### WHAT IS EXPECTED
Transcribe each line of the material as it is, and drop any picture.

[DATASET EXCERPT start]

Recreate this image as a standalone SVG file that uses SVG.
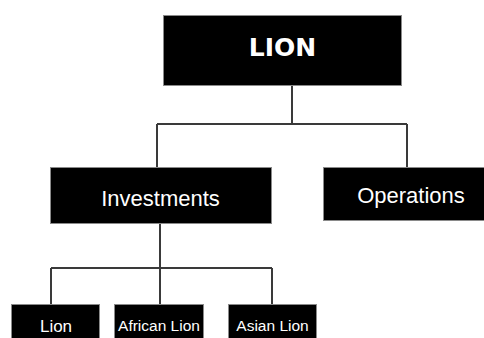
<svg xmlns="http://www.w3.org/2000/svg" width="484" height="338" viewBox="0 0 484 338">
  <style>
    .box { fill: #000; stroke: #8a8a8a; stroke-width: 1; }
    .lbl { fill: #fff; font-family: "Liberation Sans", Arial, sans-serif; text-anchor: middle; }
    .title { fill: #fff; font-family: "DejaVu Sans", Verdana, sans-serif; font-weight: bold; text-anchor: middle; }
    .conn { fill: none; stroke: #3a3a3a; stroke-width: 2; }
  </style>
  <rect width="484" height="338" fill="#fff"/>

  <!-- connectors -->
  <g id="connectors">
    <path class="conn" d="M292 85 V124 M157 124 H407 M157 124 V167 M407 124 V167"/>
    <path class="conn" d="M160 224 V305 M51 268 H272 M51 268 V305 M272 268 V305"/>
  </g>

  <!-- root -->
  <g id="node-lion-root">
    <rect class="box" x="163.5" y="15.5" width="238" height="70"/>
    <text class="title" x="282.5" y="56" font-size="25">LION</text>
  </g>

  <!-- second level -->
  <g id="node-investments">
    <rect class="box" x="50.5" y="167.5" width="221" height="56"/>
    <text class="lbl" x="160.5" y="205.5" font-size="22">Investments</text>
  </g>
  <g id="node-operations">
    <rect class="box" x="323.5" y="167.5" width="161" height="53"/>
    <text class="lbl" x="411" y="202.5" font-size="22">Operations</text>
  </g>

  <!-- third level -->
  <g id="node-lion">
    <rect class="box" x="11.5" y="304.5" width="88" height="40"/>
    <text class="lbl" x="56" y="332" font-size="17">Lion</text>
  </g>
  <g id="node-african-lion">
    <rect class="box" x="114.5" y="304.5" width="89" height="40"/>
    <text class="lbl" x="159" y="331" font-size="15.5">African Lion</text>
  </g>
  <g id="node-asian-lion">
    <rect class="box" x="228.5" y="304.5" width="88" height="40"/>
    <text class="lbl" x="272.5" y="331" font-size="15.5">Asian Lion</text>
  </g>
</svg>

[DATASET EXCERPT end]

### COMPLETE ANSWER
Recreate this image as a standalone SVG file that uses SVG.
<svg xmlns="http://www.w3.org/2000/svg" width="484" height="338" viewBox="0 0 484 338">
  <style>
    .box { fill: #000; stroke: #8a8a8a; stroke-width: 1; }
    .lbl { fill: #fff; font-family: "Liberation Sans", Arial, sans-serif; text-anchor: middle; }
    .title { fill: #fff; font-family: "DejaVu Sans", Verdana, sans-serif; font-weight: bold; text-anchor: middle; }
    .conn { fill: none; stroke: #3a3a3a; stroke-width: 2; }
  </style>
  <rect width="484" height="338" fill="#fff"/>

  <!-- connectors -->
  <g id="connectors">
    <path class="conn" d="M292 85 V124 M157 124 H407 M157 124 V167 M407 124 V167"/>
    <path class="conn" d="M160 224 V305 M51 268 H272 M51 268 V305 M272 268 V305"/>
  </g>

  <!-- root -->
  <g id="node-lion-root">
    <rect class="box" x="163.5" y="15.5" width="238" height="70"/>
    <text class="title" x="282.5" y="56" font-size="25">LION</text>
  </g>

  <!-- second level -->
  <g id="node-investments">
    <rect class="box" x="50.5" y="167.5" width="221" height="56"/>
    <text class="lbl" x="160.5" y="205.5" font-size="22">Investments</text>
  </g>
  <g id="node-operations">
    <rect class="box" x="323.5" y="167.5" width="161" height="53"/>
    <text class="lbl" x="411" y="202.5" font-size="22">Operations</text>
  </g>

  <!-- third level -->
  <g id="node-lion">
    <rect class="box" x="11.5" y="304.5" width="88" height="40"/>
    <text class="lbl" x="56" y="332" font-size="17">Lion</text>
  </g>
  <g id="node-african-lion">
    <rect class="box" x="114.5" y="304.5" width="89" height="40"/>
    <text class="lbl" x="159" y="331" font-size="15.5">African Lion</text>
  </g>
  <g id="node-asian-lion">
    <rect class="box" x="228.5" y="304.5" width="88" height="40"/>
    <text class="lbl" x="272.5" y="331" font-size="15.5">Asian Lion</text>
  </g>
</svg>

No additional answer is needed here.